BACKGROUND OF THE INVENTION

Technical Field

The present invention relates to a fuel cell system and an operating method.

Background Art

In the invention described in Patent Literature 1, when a solid oxide fuel cell stops, steam is generated by heating a water vaporizer with a ceramic heater to reform a fuel gas.

CITATION LIST

Patent Literature

Patent Literature 1: Japanese Patent Laid-Open No. 2011-119055

SUMMARY OF INVENTION

Technical Problem

However, in the invention described in Patent Literature 1, it takes time for the heat from the heater to raise the temperature of the water vaporizer enough for the water vaporizer to reach a temperature at which steam can be generated.
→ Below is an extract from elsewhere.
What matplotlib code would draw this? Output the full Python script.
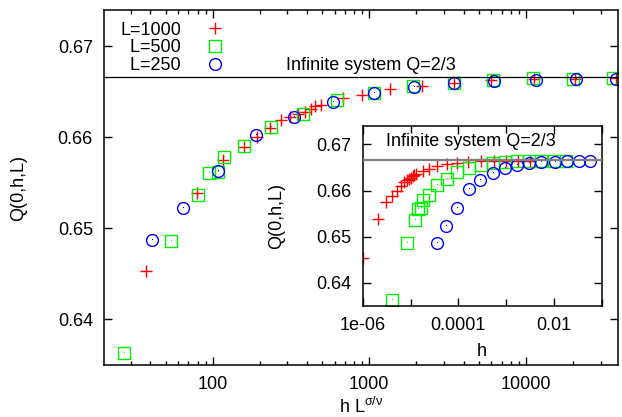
import numpy as np
import matplotlib
matplotlib.use('Agg')
import matplotlib.pyplot as plt
from matplotlib import ticker

plt.rcParams['font.family'] = ['Liberation Sans', 'DejaVu Sans']
plt.rcParams['mathtext.fontset'] = 'custom'
plt.rcParams['mathtext.rm'] = 'Liberation Sans'
plt.rcParams['mathtext.it'] = 'Liberation Sans:italic'

# exponent sigma/nu used for the scaling collapse
sigma_nu = 2.525
q_inf = 2.0 / 3.0

sizes = [1000, 500, 250]
labels = ['L=1000', '  L=500', '  L=250']

h_1000 = [1.0e-6, 2.1e-6, 3.1e-6, 4.2e-6, 5.1e-6, 6.2e-6, 7.3e-6, 8.3e-6, 9.3e-6,
          1.03e-5, 1.13e-5, 1.2e-5, 1.3e-5, 1.8e-5, 2.4e-5, 3.6e-5, 5.8e-5, 9.3e-5,
          1.6e-4, 3.0e-4, 5.5e-4, 1.0e-3, 1.8e-3, 3.2e-3]
q_1000 = [0.6453, 0.6539, 0.6575, 0.6589, 0.6600, 0.6610, 0.6619, 0.6623, 0.6626,
          0.6628, 0.6631, 0.6634, 0.6636, 0.6643, 0.6647, 0.6653, 0.6657, 0.6660,
          0.6663, 0.6664, 0.6664, 0.6665, 0.6665, 0.6665]

h_500 = [4.15e-6, 8.3e-6, 1.24e-5, 1.46e-5, 1.66e-5, 1.81e-5, 2.44e-5, 3.6e-5, 5.75e-5,
         9.5e-5, 1.65e-4, 2.93e-4, 5.3e-4, 9.5e-4, 1.7e-3, 3.05e-3, 5.5e-3, 1.0e-2, 1.8e-2]
q_500 = [0.6363, 0.6486, 0.6537, 0.6561, 0.6562, 0.6579, 0.6591, 0.6612, 0.6626,
         0.6641, 0.6649, 0.6656, 0.6660, 0.6663, 0.6665, 0.6664, 0.6665, 0.6665, 0.6665]

h_250 = [3.62e-5, 5.66e-5, 9.57e-5, 1.66e-4, 2.91e-4, 5.2e-4, 9.5e-4, 1.69e-3, 3.07e-3,
         5.5e-3, 1.03e-2, 1.85e-2, 3.33e-2, 5.7e-2]
q_250 = [0.6487, 0.6523, 0.6563, 0.6603, 0.6623, 0.6639, 0.6649, 0.6655, 0.6660,
         0.6662, 0.6663, 0.6664, 0.6664, 0.6664]

h_all = [h_1000, h_500, h_250]
q_all = [q_1000, q_500, q_250]

styles = [dict(marker='+', color='#ff0000', ms=8, mew=1.0),
          dict(marker='s', mfc='none', mec='#00ee00', ms=8.5, mew=1.0),
          dict(marker='o', mfc='none', mec='#0000ff', ms=8.5, mew=1.0)]
dotcol = [None, '#00ee00', '#0000ff']

fig = plt.figure(figsize=(6.22, 4.17), dpi=100)
ax = fig.add_axes([104/622, 52/417, 514/622, 355/417])
ins = fig.add_axes([362.7/622, 111/417, 239/622, 180/417])

handles = []
for L, h, q, st, dc in zip(sizes, h_all, q_all, styles, dotcol):
    x = np.array(h) * L**sigma_nu
    ln, = ax.plot(x, q, ls='none', **st)
    handles.append(ln)
    ins.plot(h, q, ls='none', **st)
    if dc:
        ax.plot(x, q, ',', color=dc)
        ins.plot(h, q, ',', color=dc)

ax.axhline(q_inf, color='black', lw=0.9, zorder=3)
ins.axhline(q_inf, color='#808080', lw=1.6, zorder=3)

ax.text(3590, 0.66737, 'Infinite system Q=2/3', ha='right', va='baseline', fontsize=13)
ins.text(3.1e-6, 0.66967, 'Infinite system Q=2/3', ha='left', va='baseline', fontsize=13)

ax.set_xscale('log')
ax.set_xlim(20.2, 38800)
ax.set_ylim(0.635, 0.674)
ax.set_yticks([0.64, 0.65, 0.66, 0.67])
ax.xaxis.set_major_formatter(ticker.FuncFormatter(lambda v, p: '%g' % v))
ax.tick_params(which='both', direction='in', top=True, right=True, labelsize=13)
ax.tick_params(which='major', length=6, width=1, pad=8)
ax.tick_params(which='minor', length=3, width=1)

ins.set_xscale('log')
ins.set_xlim(1e-6, 0.1)
ins.set_ylim(0.635, 0.674)
ins.set_yticks([0.64, 0.65, 0.66, 0.67])
ins.xaxis.set_major_locator(ticker.FixedLocator([1e-6, 1e-4, 1e-2]))
ins.xaxis.set_major_formatter(ticker.FixedFormatter(['1e-06', '0.0001', '0.01']))
ins.xaxis.set_minor_locator(ticker.FixedLocator([1e-5, 1e-3, 1e-1]))
ins.xaxis.set_minor_formatter(ticker.NullFormatter())
ins.tick_params(which='both', direction='in', top=True, right=True, labelsize=13)
ins.tick_params(which='major', length=6, width=1, pad=8)
ins.tick_params(which='minor', length=5, width=1)

for a in (ax, ins):
    for s in a.spines.values():
        s.set_linewidth(1.1)

ax.legend(handles, labels, loc='upper left', bbox_to_anchor=(0.0, 1.013),
          markerfirst=False, frameon=False, handletextpad=0.9, labelspacing=0.04,
          fontsize=13)

fig.text(19/622, 1 - 188/417, 'Q(0,h,L)', rotation=90, ha='center', va='center', fontsize=13)
fig.text(277/622, 1 - 216/417, 'Q(0,h,L)', rotation=90, ha='center', va='center', fontsize=13)
fig.text(481.7/622, 1 - 351.7/417, 'h', ha='center', va='center', fontsize=13)
fig.text(361/622, 4/417, r'h L$^{\mathrm{\sigma/\nu}}$', ha='center', va='baseline', fontsize=13)

fig.savefig('out.png', dpi=100)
For this reason, the steam is generated after a delay from the stopping of the solid oxide fuel cell. Consequently, after the solid oxide fuel cell stops, there is time in which the steam is not supplied, and during this time, the fuel gas is still supplied to the fuel cell stack. According to this configuration, the steam to carbon ratio (S/C) is lowered, carbon is deposited on the catalyst in the reformer and the fuel cell stack, and the catalyst is degraded in a phenomenon also referred to as coking.

An object of the present invention, which has been made in the light of such problems, is to provide a fuel cell system and an operating method capable of generating steam immediately after the solid oxide fuel cell stops.

Solution to Problem

A fuel cell system according to one aspect of the present invention comprises an anode gas flow channel, a cathode gas flow channel, a solid oxide fuel cell which is supplied with a fuel gas from the anode gas flow channel and air from the cathode gas flow channel to generate electricity through an electrochemical reaction, and a steam generator that generates steam to be mixed with the fuel gas when the solid oxide fuel cell stops, wherein the steam generator is disposed such that heat is exchangeable with a gas flowing through the anode gas flow channel or the cathode gas flow channel.
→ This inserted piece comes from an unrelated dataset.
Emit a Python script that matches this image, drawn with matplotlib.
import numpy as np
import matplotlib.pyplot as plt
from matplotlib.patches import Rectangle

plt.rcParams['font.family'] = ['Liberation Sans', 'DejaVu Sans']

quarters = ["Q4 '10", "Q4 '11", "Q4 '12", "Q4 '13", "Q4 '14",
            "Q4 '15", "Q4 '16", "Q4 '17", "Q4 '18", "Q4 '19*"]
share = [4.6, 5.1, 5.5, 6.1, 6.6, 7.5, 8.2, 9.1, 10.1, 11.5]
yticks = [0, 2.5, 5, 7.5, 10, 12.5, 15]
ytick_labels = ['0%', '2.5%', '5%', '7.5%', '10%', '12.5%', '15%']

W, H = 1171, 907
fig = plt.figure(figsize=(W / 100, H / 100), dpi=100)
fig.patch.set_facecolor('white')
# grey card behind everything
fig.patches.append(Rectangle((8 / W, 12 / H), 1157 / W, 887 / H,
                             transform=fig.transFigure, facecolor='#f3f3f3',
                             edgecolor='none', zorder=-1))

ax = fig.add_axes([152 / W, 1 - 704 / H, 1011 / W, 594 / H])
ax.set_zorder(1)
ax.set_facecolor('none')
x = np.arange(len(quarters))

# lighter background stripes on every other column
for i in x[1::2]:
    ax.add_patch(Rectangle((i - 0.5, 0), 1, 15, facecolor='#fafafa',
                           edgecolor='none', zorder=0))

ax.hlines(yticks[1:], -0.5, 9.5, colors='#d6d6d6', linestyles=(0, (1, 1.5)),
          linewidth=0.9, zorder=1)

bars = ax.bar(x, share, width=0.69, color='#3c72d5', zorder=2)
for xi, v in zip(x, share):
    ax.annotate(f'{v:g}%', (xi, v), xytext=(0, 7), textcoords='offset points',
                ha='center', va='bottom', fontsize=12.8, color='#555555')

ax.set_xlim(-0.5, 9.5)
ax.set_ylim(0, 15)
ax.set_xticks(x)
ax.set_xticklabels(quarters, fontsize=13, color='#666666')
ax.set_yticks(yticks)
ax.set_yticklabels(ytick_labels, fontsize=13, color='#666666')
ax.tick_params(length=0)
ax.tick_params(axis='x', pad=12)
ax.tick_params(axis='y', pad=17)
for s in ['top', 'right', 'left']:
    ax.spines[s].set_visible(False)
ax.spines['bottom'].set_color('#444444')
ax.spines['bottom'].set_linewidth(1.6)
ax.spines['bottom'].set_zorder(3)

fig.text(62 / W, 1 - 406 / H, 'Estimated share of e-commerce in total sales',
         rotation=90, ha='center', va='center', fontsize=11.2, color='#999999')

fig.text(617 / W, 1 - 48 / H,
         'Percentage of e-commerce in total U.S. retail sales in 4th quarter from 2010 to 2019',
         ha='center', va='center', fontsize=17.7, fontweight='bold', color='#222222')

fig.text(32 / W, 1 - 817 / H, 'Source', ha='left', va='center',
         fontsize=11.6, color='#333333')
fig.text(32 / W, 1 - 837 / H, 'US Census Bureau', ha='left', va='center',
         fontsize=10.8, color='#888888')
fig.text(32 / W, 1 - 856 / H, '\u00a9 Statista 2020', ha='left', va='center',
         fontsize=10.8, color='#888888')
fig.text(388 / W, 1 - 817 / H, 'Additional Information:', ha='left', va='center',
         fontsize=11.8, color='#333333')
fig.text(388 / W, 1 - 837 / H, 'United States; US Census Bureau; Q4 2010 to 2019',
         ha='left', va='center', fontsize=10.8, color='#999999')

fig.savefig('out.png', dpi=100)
An operating method of a fuel cell system according to another aspect of the present invention is an operating method of a fuel cell system that mixes steam with a fuel gas when a solid oxide fuel cell, which is supplied with the fuel gas from an anode gas flow channel and air from a cathode gas flow channel to generate electricity through an electrochemical reaction, stops, the operating method comprising disposing a steam generator such that heat is exchangeable with a gas flowing through the anode gas flow channel or the cathode gas flow channel, and maintaining the steam generator at a temperature sufficient for generating steam through heat exchange with the gas while the solid oxide fuel cell is generating electricity, and causing the steam generator to generate the steam when the solid oxide fuel cell stops generating electricity.

Advantageous Effects of Invention

According to the present invention, steam can be generated immediately after the solid oxide fuel cell stops. Consequently, it is possible to reduce the time in which steam is not supplied after the solid oxide fuel cell stops, and thereby prevent degradation of the catalyst in the reformer and the fuel cell stack.

BRIEF DESCRIPTION OF DRAWINGS

FIG. 1 is a conceptual diagram of a fuel cell system according to a first embodiment of the present invention.

FIG. 2 is a perspective view of a steam generator according to the present embodiment.

FIG. 3 is a schematic cross section illustrating the steam generator and a gas flow channel.

FIG. 4 illustrates a temperature profile from power generation to stopping in the solid oxide fuel cell in a comparative example in which the steam generator does not contact the gas flow channel.

FIG. 5 illustrates a temperature profile from startup to power generation and stopping in the solid oxide fuel cell in the present embodiment in which the steam generator contacts the gas flow channel.

FIG. 6 is a graph illustrating an example of an operating method when the solid oxide fuel cell stops in a fuel cell system according to the present embodiment.

FIG. 7 is a conceptual diagram of a fuel cell system according to a second embodiment.

FIG. 8 is a conceptual diagram of a fuel cell system according to a third embodiment.

FIG. 9 is a conceptual diagram of a fuel cell system according to a fourth embodiment.

FIG. 10 illustrates a cross section of a gas flow channel having a steam generation function.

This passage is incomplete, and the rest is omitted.